### [SUPPLIED MATERIAL]
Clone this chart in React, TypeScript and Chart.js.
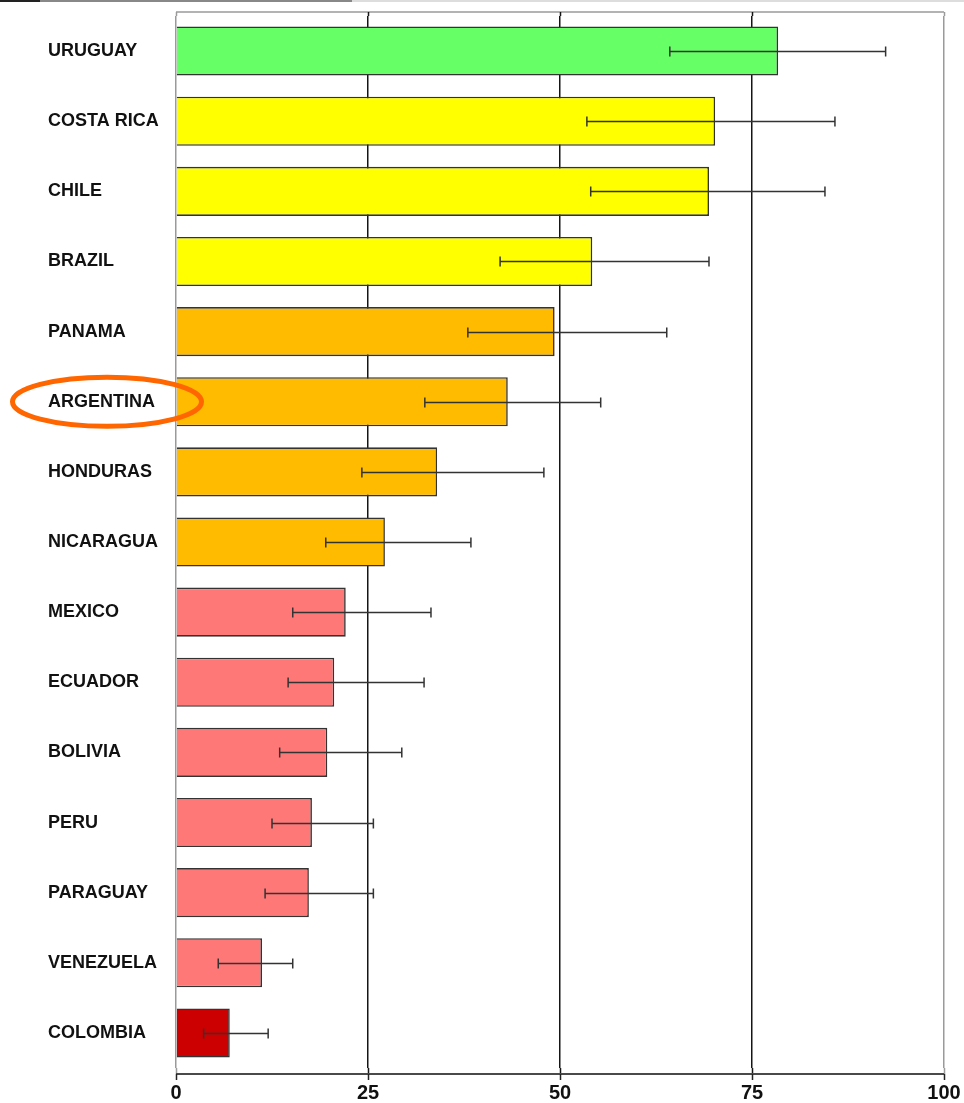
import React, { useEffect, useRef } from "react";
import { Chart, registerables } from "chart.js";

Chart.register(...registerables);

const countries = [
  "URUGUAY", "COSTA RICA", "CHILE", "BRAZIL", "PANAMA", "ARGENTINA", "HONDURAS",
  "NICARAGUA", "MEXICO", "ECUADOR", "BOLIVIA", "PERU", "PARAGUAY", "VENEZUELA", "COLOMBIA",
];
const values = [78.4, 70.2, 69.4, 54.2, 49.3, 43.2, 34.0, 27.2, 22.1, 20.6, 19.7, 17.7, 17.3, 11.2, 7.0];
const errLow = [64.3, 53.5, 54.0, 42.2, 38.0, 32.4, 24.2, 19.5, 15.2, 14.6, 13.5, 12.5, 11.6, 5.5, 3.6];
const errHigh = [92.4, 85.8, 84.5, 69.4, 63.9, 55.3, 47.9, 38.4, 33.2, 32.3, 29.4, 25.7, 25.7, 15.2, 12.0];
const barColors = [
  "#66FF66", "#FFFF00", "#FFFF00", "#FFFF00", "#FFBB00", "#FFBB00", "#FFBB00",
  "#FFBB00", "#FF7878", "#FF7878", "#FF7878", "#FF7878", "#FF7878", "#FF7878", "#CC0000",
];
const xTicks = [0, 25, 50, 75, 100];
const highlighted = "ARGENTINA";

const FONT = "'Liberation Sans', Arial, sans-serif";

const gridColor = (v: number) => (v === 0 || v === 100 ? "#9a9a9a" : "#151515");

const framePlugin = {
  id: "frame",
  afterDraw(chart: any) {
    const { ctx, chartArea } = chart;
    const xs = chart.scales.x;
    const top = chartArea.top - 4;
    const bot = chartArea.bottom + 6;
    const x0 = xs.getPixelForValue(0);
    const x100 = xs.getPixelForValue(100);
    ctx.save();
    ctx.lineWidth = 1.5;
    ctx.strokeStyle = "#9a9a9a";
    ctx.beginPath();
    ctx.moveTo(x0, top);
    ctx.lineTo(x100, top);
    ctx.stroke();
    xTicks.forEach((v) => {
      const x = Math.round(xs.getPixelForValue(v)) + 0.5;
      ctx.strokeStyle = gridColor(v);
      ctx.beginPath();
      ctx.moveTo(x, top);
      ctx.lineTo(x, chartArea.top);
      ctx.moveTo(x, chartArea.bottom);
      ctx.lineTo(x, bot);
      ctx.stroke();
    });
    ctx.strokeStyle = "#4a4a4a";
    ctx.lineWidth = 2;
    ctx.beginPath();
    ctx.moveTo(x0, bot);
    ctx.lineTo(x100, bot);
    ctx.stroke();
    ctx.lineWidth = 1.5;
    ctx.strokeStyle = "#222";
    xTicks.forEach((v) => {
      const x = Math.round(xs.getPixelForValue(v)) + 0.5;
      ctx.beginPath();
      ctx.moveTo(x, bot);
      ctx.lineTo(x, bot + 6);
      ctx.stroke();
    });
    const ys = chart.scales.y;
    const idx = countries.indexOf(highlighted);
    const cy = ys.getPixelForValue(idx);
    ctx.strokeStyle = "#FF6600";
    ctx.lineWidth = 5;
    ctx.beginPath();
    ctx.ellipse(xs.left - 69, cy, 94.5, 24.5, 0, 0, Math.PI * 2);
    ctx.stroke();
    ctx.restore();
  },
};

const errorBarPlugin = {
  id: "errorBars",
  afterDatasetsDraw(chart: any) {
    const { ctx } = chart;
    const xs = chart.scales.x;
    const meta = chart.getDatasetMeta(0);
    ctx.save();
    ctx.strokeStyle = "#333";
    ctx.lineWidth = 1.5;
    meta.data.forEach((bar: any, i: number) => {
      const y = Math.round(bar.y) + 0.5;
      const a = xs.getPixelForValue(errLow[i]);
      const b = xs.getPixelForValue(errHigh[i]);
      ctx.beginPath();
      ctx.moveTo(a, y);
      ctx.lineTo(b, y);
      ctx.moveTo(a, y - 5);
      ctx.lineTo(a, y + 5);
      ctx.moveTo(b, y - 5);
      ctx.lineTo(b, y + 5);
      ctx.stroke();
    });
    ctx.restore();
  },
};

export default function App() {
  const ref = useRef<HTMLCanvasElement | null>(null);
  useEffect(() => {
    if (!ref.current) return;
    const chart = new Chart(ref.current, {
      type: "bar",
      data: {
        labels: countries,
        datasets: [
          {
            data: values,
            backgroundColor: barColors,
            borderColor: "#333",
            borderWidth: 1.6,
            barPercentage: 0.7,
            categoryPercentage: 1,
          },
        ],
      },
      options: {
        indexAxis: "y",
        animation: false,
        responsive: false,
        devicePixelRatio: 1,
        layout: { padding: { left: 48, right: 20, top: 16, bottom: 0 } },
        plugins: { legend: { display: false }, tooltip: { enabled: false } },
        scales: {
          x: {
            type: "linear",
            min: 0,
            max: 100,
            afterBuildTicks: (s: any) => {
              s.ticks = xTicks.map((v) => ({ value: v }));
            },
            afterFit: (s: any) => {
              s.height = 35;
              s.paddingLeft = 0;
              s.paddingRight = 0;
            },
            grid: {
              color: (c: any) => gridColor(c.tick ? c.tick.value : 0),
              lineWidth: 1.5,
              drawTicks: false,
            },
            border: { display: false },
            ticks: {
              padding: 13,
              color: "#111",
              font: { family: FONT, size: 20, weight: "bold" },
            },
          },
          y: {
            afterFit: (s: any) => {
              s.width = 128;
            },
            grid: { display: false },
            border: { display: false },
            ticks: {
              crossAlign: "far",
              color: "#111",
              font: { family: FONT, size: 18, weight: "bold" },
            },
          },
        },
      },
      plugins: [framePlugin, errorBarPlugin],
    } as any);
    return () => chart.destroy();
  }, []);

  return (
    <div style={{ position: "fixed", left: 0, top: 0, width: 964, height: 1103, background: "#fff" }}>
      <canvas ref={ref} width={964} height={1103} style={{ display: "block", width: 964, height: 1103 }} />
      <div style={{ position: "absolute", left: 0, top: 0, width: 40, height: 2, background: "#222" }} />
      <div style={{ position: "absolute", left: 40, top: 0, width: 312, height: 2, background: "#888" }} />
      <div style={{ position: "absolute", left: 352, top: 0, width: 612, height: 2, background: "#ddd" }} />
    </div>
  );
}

### [WORK INSTRUCTIONS]
Leave out the pictures and restate, word for word, the lines from the top of the data through the line containing "Chart.register(...registerables);", both included.

### [EXPECTED OUTPUT]
Clone this chart in React, TypeScript and Chart.js.
import React, { useEffect, useRef } from "react";
import { Chart, registerables } from "chart.js";

Chart.register(...registerables);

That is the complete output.